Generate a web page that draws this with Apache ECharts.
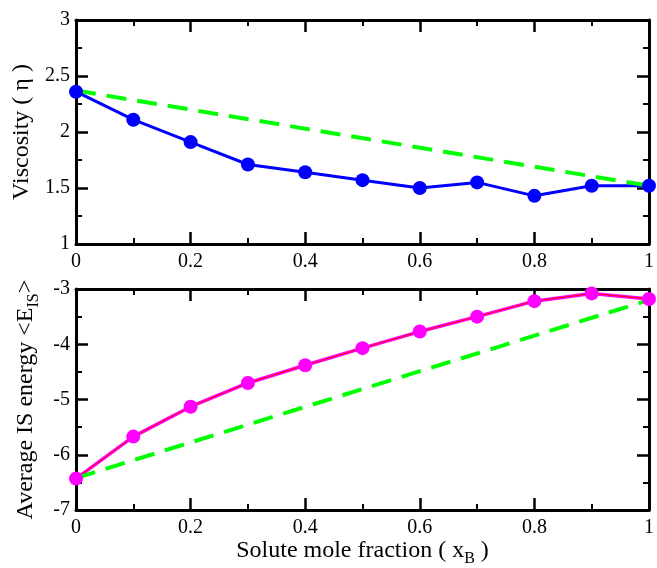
<!DOCTYPE html>
<html>
<head>
<meta charset="utf-8">
<script src="https://cdn.jsdelivr.net/npm/echarts@6/dist/echarts.min.js"></script>
<style>html,body{margin:0;padding:0;background:#fff}#c{width:657px;height:568px}</style>
</head>
<body>
<div id="c"></div>
<script>
const xValues = [0, 0.1, 0.2, 0.3, 0.4, 0.5, 0.6, 0.7, 0.8, 0.9, 1.0];
const viscosity = [2.36, 2.11, 1.91, 1.71, 1.64, 1.57, 1.50, 1.55, 1.43, 1.52, 1.52];
const viscosityIdeal = [[0, 2.37], [1, 1.52]];
const isEnergy = [-6.43, -5.67, -5.13, -4.70, -4.38, -4.07, -3.77, -3.50, -3.22, -3.08, -3.18];
const isEnergyIdeal = [[0, -6.42], [1, -3.2]];
const xTicks = [0, 0.2, 0.4, 0.6, 0.8, 1];

const FONT = '"Liberation Serif", "DejaVu Serif", serif';
const axisLine = {show: true, onZero: false, lineStyle: {color: '#000', width: 3}};
const axisTick = {show: true, inside: true, length: 12, lineStyle: {color: '#000', width: 2.5}};
const minorTick = {show: true, splitNumber: 2, length: 6, lineStyle: {color: '#000', width: 2}};
const labelStyle = {color: '#000', fontFamily: FONT, fontSize: 20};
const nameRich = {
  n: {fontFamily: FONT, fontSize: 24, color: '#000', lineHeight: 26, verticalAlign: 'top'},
  s: {fontFamily: FONT, fontSize: 16, color: '#000', lineHeight: 16, padding: [12, 0, 0, 0], verticalAlign: 'top'}
};

function xAx(grid, pos, labels, name) {
  return {
    type: 'value', gridIndex: grid, position: pos, min: 0, max: 1, interval: 0.2,
    axisLine, axisTick, minorTick, splitLine: {show: false}, minorSplitLine: {show: false},
    axisLabel: Object.assign({show: labels, margin: 8, formatter: v => String(+v.toFixed(1))}, labelStyle),
    name: name || '', nameLocation: 'middle', nameGap: 30,
    nameTextStyle: {rich: nameRich}
  };
}
function yAx(grid, pos, labels, min, max, interval, name, gap) {
  return {
    type: 'value', gridIndex: grid, position: pos, min, max, interval,
    axisLine, axisTick, minorTick, splitLine: {show: false}, minorSplitLine: {show: false},
    axisLabel: Object.assign({show: labels, margin: 6}, labelStyle),
    name: name || '', nameLocation: 'middle', nameGap: gap || 0, nameRotate: 90,
    nameTextStyle: {rich: nameRich}
  };
}

const chart = echarts.init(document.getElementById('c'), null, {renderer: 'canvas'});
chart.setOption({
  backgroundColor: '#fff',
  animation: false,
  grid: [
    {left: 76, right: 8, top: 20, height: 224},
    {left: 76, right: 5, top: 289, height: 223}
  ],
  xAxis: [
    xAx(0, 'bottom', true),
    xAx(0, 'top', false),
    Object.assign(xAx(1, 'bottom', true, '{n|Solute mole fraction ( x}{s|B}{n| )}'), {nameGap: 28}),
    xAx(1, 'top', false)
  ],
  yAxis: [
    yAx(0, 'left', true, 1, 3, 0.5, '{n|Viscosity ( η )}', 38),
    yAx(0, 'right', false, 1, 3, 0.5),
    yAx(1, 'left', true, -7, -3, 1, '{n|Average IS energy <E}{s|IS}{n|>}', 36),
    yAx(1, 'right', false, -7, -3, 1)
  ],
  series: [
    {type: 'line', xAxisIndex: 0, yAxisIndex: 0, data: xValues.map((x, i) => [x, viscosity[i]]),
     symbol: 'circle', symbolSize: 14, itemStyle: {color: '#0000ff'}, lineStyle: {color: '#0000ff', width: 3}},
    {type: 'line', xAxisIndex: 0, yAxisIndex: 0, data: viscosityIdeal, symbol: 'none',
     lineStyle: {color: '#00ff00', width: 4, type: [20, 11]}},
    {type: 'line', xAxisIndex: 2, yAxisIndex: 2, data: xValues.map((x, i) => [x, isEnergy[i]]),
     symbol: 'circle', symbolSize: 14, itemStyle: {color: '#ff00ff'}, lineStyle: {color: '#ff00ff', width: 3.5}},
    {type: 'line', xAxisIndex: 2, yAxisIndex: 2, data: xValues.map((x, i) => [x, isEnergy[i]]),
     symbol: 'none', lineStyle: {color: '#ff0000', width: 1}},
    {type: 'line', xAxisIndex: 2, yAxisIndex: 2, data: isEnergyIdeal, symbol: 'none',
     lineStyle: {color: '#00ff00', width: 4, type: [20, 11]}}
  ]
});
</script>
</body>
</html>
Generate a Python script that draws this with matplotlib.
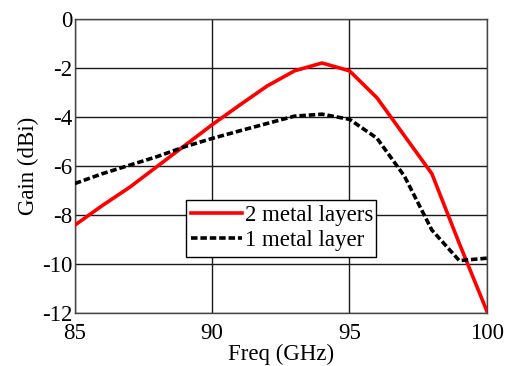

--- --- ---

_WHAT THE TASK ASKS_. Find every line in the entries that includes the word "this", then state how many there are and nothing else.

_ANSWER BELOW_. 2